Since Gaddafi’s overthrow, Libya has ceased to exist as a functioning state. Islamic State has taken over large swathes of the former country, which now comprises its largest base outside of Syria and Iraq. Hundreds of thousands of Libyans have been displaced and up to a quarter of a million Libyans have descended on Europe.
Libya’s storehouse of advanced weapons has fallen into the hands of jihadists. Huge weapons caches have been shipped to jihadists from Nigeria to Syria, from Algeria and Tunisia to Gaza and Sinai. Chemical agents as well as nuclear yellowcake and advanced anti-aircraft missiles were all to be found in Gaddafi’s Libya. The trail of many of these weapons and WMD agents has grown cold as ISIS in Iraq have made regular use of chemical weapons.
The Times’ investigation places the full blame for Obama’s decision to overthrow Gaddafi on Clinton. If it hadn’t been for Clinton, the story claims, Obama never would have gotten involved.
Clinton reportedly not only convinced Obama to join Britain and France in bombing regime targets, she directed much of the campaign from the State Department.
By the Times’ telling, it is all her fault.
No president can escape responsibility for his administration’s foreign policies, but the available evidence does indicate that Hillary was the driving force behind the overthrow of Qaddafi, and that she was motivated largely by her desire to have an accomplishment to her name when she ran for president. It is not easy to see how any foreign policy debacle could reflect more badly on a Secretary of State. And that, of course, is before we get to Benghazi.

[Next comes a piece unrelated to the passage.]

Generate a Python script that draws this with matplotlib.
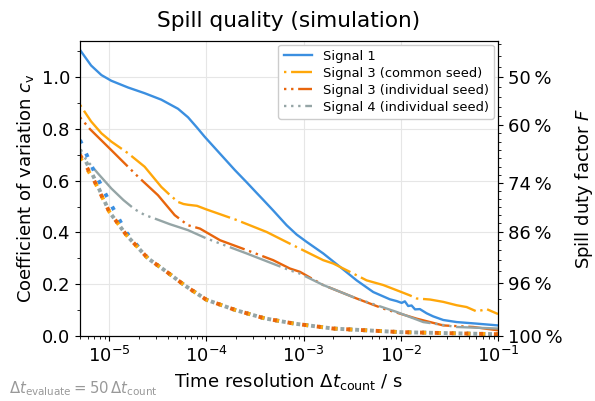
import numpy as np
import matplotlib
matplotlib.use("Agg")
import matplotlib.pyplot as plt
from matplotlib.ticker import FixedLocator, MultipleLocator

# values
t_sig1 = [5e-6, 6.5e-6, 8.3e-6, 1.05e-5, 1.56e-5, 2.31e-5, 3.43e-5, 5.09e-5, 6.46e-5,
          8e-5, 9.57e-5, 1.42e-4, 1.96e-4, 2.59e-4, 3.28e-4, 3.84e-4, 4.86e-4, 6.68e-4,
          8.47e-4, 1.07e-3, 1.59e-3, 2.37e-3, 3.51e-3, 5.2e-3, 7.7e-3, 9.06e-3, 1.02e-2,
          1.1e-2, 1.19e-2, 1.29e-2, 1.4e-2, 1.57e-2, 1.84e-2, 2.15e-2, 2.73e-2, 3.75e-2,
          6.0e-2, 1e-1]
cv_sig1 = [1.105, 1.045, 1.008, 0.986, 0.960, 0.938, 0.913, 0.878, 0.845,
           0.805, 0.770, 0.699, 0.641, 0.594, 0.553, 0.526, 0.485, 0.428,
           0.392, 0.364, 0.319, 0.267, 0.215, 0.170, 0.142, 0.135, 0.128,
           0.134, 0.116, 0.118, 0.103, 0.104, 0.088, 0.076, 0.062, 0.054,
           0.048, 0.041]

t_sig3c = [5e-6, 6.5e-6, 8.3e-6, 1.05e-5, 1.56e-5, 2.31e-5, 3.43e-5, 4.2e-5, 5.09e-5,
           5.8e-5, 6.46e-5, 7.98e-5, 1.0e-4, 2.05e-4, 4.16e-4, 7.2e-4, 1.07e-3, 1.59e-3,
           2.02e-3, 2.99e-3, 4.45e-3, 6.59e-3, 9.06e-3, 1.24e-2, 1.46e-2, 2.0e-2,
           2.73e-2, 3.75e-2, 4.75e-2, 6.03e-2, 7.64e-2, 1e-1]
cv_sig3c = [0.893, 0.829, 0.783, 0.751, 0.706, 0.654, 0.576, 0.545, 0.518,
            0.510, 0.507, 0.503, 0.489, 0.448, 0.402, 0.357, 0.325, 0.293,
            0.280, 0.248, 0.215, 0.197, 0.177, 0.157, 0.145, 0.141,
            0.132, 0.119, 0.112, 0.095, 0.104, 0.085]

t_sig3i = [5e-6, 6.3e-6, 1.05e-5, 1.97e-5, 3.17e-5, 4.71e-5, 6.46e-5, 8.57e-5, 1.38e-4,
           2.59e-4, 4.86e-4, 7.2e-4, 9.16e-4, 1.59e-3, 3.51e-3, 6.59e-3, 1.46e-2,
           2.73e-2, 5.56e-2, 1e-1]
cv_sig3i = [0.845, 0.800, 0.718, 0.616, 0.544, 0.467, 0.428, 0.415, 0.370,
            0.332, 0.293, 0.261, 0.248, 0.197, 0.145, 0.106, 0.067,
            0.041, 0.035, 0.022]

t_sig4 = [5e-6, 7.65e-6, 1.05e-5, 1.4e-5, 1.82e-5, 2.3e-5, 2.93e-5, 4.2e-5, 6.46e-5,
          1.0e-4, 2.59e-4, 7.2e-4, 9.16e-4, 1.59e-3, 3.51e-3, 9.06e-3, 1.7e-2, 3.75e-2,
          1e-1]
cv_sig4 = [0.710, 0.628, 0.570, 0.525, 0.490, 0.468, 0.454, 0.432, 0.409,
           0.377, 0.319, 0.254, 0.241, 0.197, 0.145, 0.093, 0.054, 0.035,
           0.029]

# lower dotted reference curves (one per signal, nearly identical)
t_ref = [5e-6, 7e-6, 1e-5, 1.5e-5, 2.5e-5, 4e-5, 6e-5, 1e-4, 2e-4, 4e-4, 8e-4,
         2e-3, 1e-2, 1e-1]
cv_ref_sig1 = [0.757, 0.635, 0.52, 0.40, 0.30, 0.245, 0.195, 0.14, 0.10, 0.068, 0.048,
               0.029, 0.015, 0.007]
cv_ref_sig3c = [0.69, 0.60, 0.48, 0.39, 0.30, 0.245, 0.195, 0.14, 0.10, 0.068, 0.048,
                0.029, 0.015, 0.007]
cv_ref_sig3i = [0.70, 0.60, 0.48, 0.39, 0.30, 0.245, 0.195, 0.14, 0.10, 0.068, 0.048,
                0.029, 0.015, 0.007]
cv_ref_sig4 = [0.72, 0.61, 0.48, 0.39, 0.30, 0.245, 0.195, 0.14, 0.10, 0.068, 0.048,
               0.029, 0.015, 0.007]

duty_ticks = [0.50, 0.60, 0.74, 0.86, 0.96, 1.00]
duty_minor = [0.40, 0.42, 0.44, 0.46, 0.48, 0.52, 0.54, 0.56, 0.58, 0.62, 0.64, 0.66,
              0.68, 0.70, 0.72, 0.76, 0.78, 0.80, 0.82, 0.84, 0.88, 0.90, 0.92, 0.94, 0.98]

series = [
    ("Signal 1", t_sig1, cv_sig1, cv_ref_sig1, "#3b8fe0", "-", 0),
    ("Signal 3 (common seed)", t_sig3c, cv_sig3c, cv_ref_sig3c, "#ffa70a", (0, (1, 2, 23, 2)), 0),
    ("Signal 3 (individual seed)", t_sig3i, cv_sig3i, cv_ref_sig3i, "#e8650c", (0, (1, 2, 1, 2, 23, 2)), 0),
    ("Signal 4 (individual seed)", t_sig4, cv_sig4, cv_ref_sig4, "#95a5a6", (0, (1, 2, 1, 2, 1, 2, 23, 2)), 0.3),
]

plt.rcParams["font.size"] = 13

fig = plt.figure(figsize=(5.95, 4.01), dpi=100)
ax = fig.add_axes([0.1345, 0.162, 0.7025, 0.736])

for label, t, cv, cv_ref, color, ls, off in series:
    ax.plot(t, cv, color=color, lw=1.7, ls=ls, label=label)
for label, t, cv, cv_ref, color, ls, off in series:
    ax.plot(t_ref, cv_ref, color=color, lw=2.8, ls=(off, (1, 2.8)))

ax.set_xscale("log")
ax.set_xlim(5e-6, 1e-1)
ax.set_ylim(0, 1.14)
ax.yaxis.set_major_locator(MultipleLocator(0.2))
ax.yaxis.set_minor_locator(MultipleLocator(0.1))
ax.grid(True, which="major", color="#e6e6e6", lw=0.8)
ax.set_axisbelow(True)
ax.set_title("Spill quality (simulation)", pad=10)
ax.set_xlabel(r"Time resolution $\Delta t_\mathrm{count}$ / s")
ax.set_ylabel(r"Coefficient of variation $c_\mathrm{v}$")
ax.legend(loc="upper right", fontsize=9.4, framealpha=1, edgecolor="#cccccc",
          borderaxespad=0.3, handlelength=2.2, labelspacing=0.3)

ax2 = ax.twinx()
ax2.set_ylim(ax.get_ylim())
ax2.yaxis.set_major_locator(FixedLocator([np.sqrt(1 / f - 1) for f in duty_ticks]))
ax2.yaxis.set_minor_locator(FixedLocator([np.sqrt(1 / f - 1) for f in duty_minor]))
ax2.set_yticklabels([f"{round(f * 100)}\u2009%" for f in duty_ticks])
ax2.set_ylabel(r"Spill duty factor $F$", labelpad=8)

fig.text(0.015, 0.02, r"$\Delta t_\mathrm{evaluate} = 50\,\Delta t_\mathrm{count}$",
         fontsize=10.7, color="#999999")

fig.savefig("out.png", dpi=100, facecolor="white")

Liberals used to accuse the Bush administration of overthrowing Saddam Hussein without having a plan for what would come after. That accusation was false. The Bush administration had a plan, and followed it. But, remarkably, Barack Obama and Hillary Clinton actually did overthrow Qaddafi without having a plan for who or what would succeed him, even though they presumably had the cautionary tale of Iraq before them. It is hard to imagine worse judgment.
Glick wraps up by drawing inferences for Israeli policy that I believe are sound:
The contagion of Islamic revolutions began in neighboring Tunisia a year before the US decided to overthrow Gaddafi. That contagion made clear that there are no isolated events in the Islamic world anymore. Every perceived victory for jihadist forces impacts jihadists regionally and throughout the world. The impact is massively escalated when jihadists gain actual ground – as was the case in Libya.

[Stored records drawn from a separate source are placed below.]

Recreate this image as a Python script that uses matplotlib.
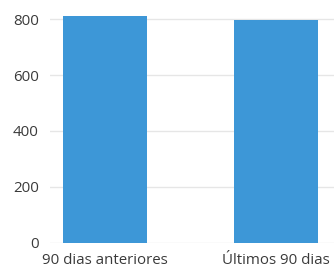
import matplotlib
matplotlib.use('Agg')
import matplotlib.pyplot as plt

categories = ['90 dias anteriores', 'Últimos 90 dias']
values = [811, 796]
y_ticks = [0, 200, 400, 600, 800]

plt.rcParams['font.family'] = ['Open Sans', 'DejaVu Sans']

fig = plt.figure(figsize=(3.34, 2.68), dpi=100)
# axes placed in pixel terms: left 50, right past edge, 0 at y=243, top at y=5
ax = fig.add_axes([50 / 334, 25 / 268, 1 - 50 / 334, 238 / 268])

x = range(len(categories))
ax.bar(x, values, width=0.49, color='#3d97d7', zorder=3)

ax.set_xlim(-0.32, 1.34)
ax.set_ylim(0, 850)
ax.set_yticks(y_ticks)
ax.set_xticks(list(x))
ax.set_xticklabels(categories)

ax.grid(axis='y', color='#e6e6e6', linewidth=1, zorder=0)
for s in ax.spines.values():
    s.set_visible(False)
ax.tick_params(axis='both', length=0, labelsize=10.8, labelcolor='#3a3a3a')
ax.tick_params(axis='y', pad=8)
ax.tick_params(axis='x', pad=7)

fig.savefig('out.png', dpi=100)
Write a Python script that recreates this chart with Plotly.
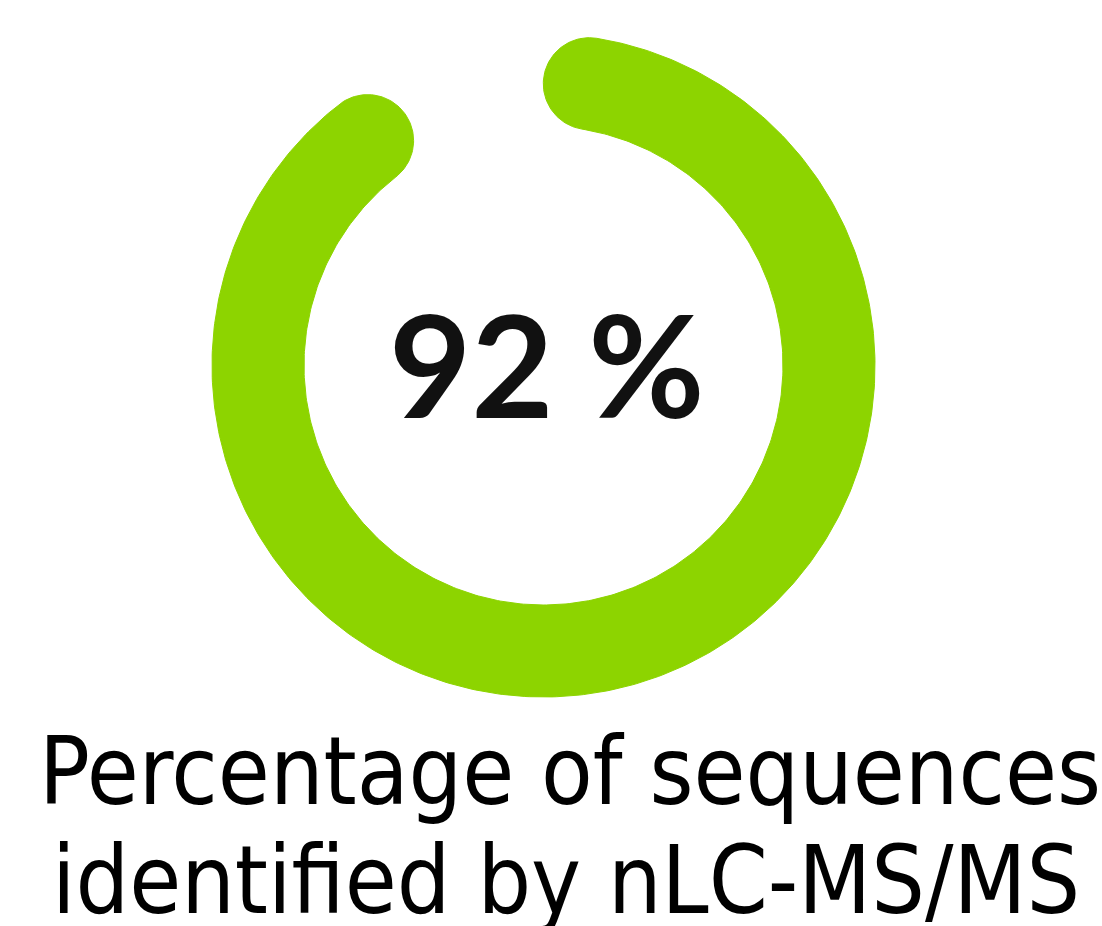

The implications for Israel in regard to the administration’s demand that Israel commit to withdrawing from Judea and Samaria and effectively end its sovereign rule over Jerusalem are dire. Every time Israel withdraws from territory, jihadists regionally and worldwide proclaim victory and – perhaps more important – are perceived as the actual victors.
If Israel bows to US pressure and withdraws from Judea, Samaria and parts of Jerusalem, either in the framework of a peace deal with the PLO or unilaterally, these moves will be immediately perceived regionally as a massive victory for the forces of jihad. Not only will Israel be imperiled, the fate of the Jordanian regime will likely be sealed as empowered jihadists launch a war against the Western-allied regime.
In the world of ISIS and Iran, Israeli sovereignty over united Jerusalem and Israeli control over Judea and Samaria is the only real, best guarantor of the survival of the Hashemite Kingdom in Jordan, and of what’s left of stability in the Middle East, after seven years of Obama’s – and Clinton’s – foreign policy.
I think that is correct. One hopes that our next president will be someone other than Hillary Clinton, someone who will view Israel as a key ally rather than a malefactor and an embarrassment.